## DATA SUPPLIED
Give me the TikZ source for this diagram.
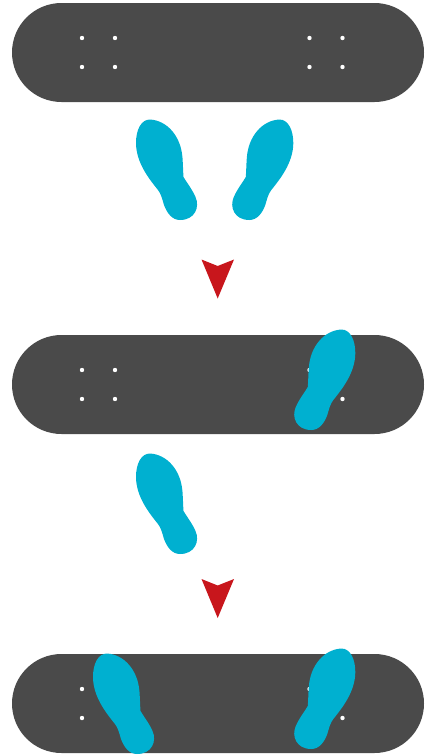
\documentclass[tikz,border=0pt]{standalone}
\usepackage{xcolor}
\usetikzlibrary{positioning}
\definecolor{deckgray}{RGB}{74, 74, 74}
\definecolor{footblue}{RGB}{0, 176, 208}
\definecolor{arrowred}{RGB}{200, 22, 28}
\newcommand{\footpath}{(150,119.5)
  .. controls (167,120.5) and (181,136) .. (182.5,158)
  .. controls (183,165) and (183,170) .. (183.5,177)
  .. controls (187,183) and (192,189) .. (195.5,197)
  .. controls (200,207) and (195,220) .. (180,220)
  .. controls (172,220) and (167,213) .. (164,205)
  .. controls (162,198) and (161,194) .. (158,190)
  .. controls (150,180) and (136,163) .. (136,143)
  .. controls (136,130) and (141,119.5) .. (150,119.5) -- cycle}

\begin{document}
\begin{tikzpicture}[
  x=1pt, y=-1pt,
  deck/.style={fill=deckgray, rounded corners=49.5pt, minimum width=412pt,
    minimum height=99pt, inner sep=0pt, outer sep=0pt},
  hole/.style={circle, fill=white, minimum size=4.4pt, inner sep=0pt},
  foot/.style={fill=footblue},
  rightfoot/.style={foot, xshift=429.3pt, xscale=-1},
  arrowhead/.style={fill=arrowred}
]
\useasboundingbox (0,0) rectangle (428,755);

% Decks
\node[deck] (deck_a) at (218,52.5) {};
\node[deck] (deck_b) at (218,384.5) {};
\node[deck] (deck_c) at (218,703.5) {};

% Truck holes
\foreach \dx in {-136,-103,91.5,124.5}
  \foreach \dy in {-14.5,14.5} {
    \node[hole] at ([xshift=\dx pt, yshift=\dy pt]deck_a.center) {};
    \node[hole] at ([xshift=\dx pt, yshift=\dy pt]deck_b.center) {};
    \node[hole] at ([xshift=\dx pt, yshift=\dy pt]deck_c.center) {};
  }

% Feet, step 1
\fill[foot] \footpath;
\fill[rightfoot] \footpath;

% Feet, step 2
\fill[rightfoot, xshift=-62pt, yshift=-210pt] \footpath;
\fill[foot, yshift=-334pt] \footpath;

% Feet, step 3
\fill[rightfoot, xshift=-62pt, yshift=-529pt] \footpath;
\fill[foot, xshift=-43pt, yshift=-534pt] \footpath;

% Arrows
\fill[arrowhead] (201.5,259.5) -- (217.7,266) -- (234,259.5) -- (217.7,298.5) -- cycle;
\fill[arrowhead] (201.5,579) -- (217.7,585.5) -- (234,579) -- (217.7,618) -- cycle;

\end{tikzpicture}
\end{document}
...
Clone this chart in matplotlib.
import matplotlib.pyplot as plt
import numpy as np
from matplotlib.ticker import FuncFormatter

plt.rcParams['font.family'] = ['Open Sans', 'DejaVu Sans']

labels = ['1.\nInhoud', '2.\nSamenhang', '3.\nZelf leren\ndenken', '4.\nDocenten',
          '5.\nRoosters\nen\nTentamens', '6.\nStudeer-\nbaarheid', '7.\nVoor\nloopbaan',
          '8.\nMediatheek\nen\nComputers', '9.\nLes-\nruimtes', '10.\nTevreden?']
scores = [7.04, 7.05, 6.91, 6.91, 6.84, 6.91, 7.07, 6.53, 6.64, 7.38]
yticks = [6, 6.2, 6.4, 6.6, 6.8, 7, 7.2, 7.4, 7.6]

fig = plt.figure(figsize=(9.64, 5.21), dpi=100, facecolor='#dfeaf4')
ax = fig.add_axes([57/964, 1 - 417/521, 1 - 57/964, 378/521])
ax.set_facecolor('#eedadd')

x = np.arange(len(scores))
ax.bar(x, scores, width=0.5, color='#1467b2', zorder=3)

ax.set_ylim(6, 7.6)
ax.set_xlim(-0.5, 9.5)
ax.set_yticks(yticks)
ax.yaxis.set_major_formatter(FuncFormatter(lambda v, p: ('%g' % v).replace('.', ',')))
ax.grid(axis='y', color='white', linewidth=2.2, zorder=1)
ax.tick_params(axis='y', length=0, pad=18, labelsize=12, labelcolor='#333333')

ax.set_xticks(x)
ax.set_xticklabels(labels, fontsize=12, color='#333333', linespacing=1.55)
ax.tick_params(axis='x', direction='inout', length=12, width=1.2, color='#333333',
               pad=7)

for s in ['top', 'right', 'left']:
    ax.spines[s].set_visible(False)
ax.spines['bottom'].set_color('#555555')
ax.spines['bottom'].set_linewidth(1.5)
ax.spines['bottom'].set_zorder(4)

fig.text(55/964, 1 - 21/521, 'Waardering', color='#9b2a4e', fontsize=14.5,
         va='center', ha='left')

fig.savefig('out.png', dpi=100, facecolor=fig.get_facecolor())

## DIRECTIONS
Determine how many lines of the data contain the word "this", and reply with that number only.

## WRITTEN SOLUTION
2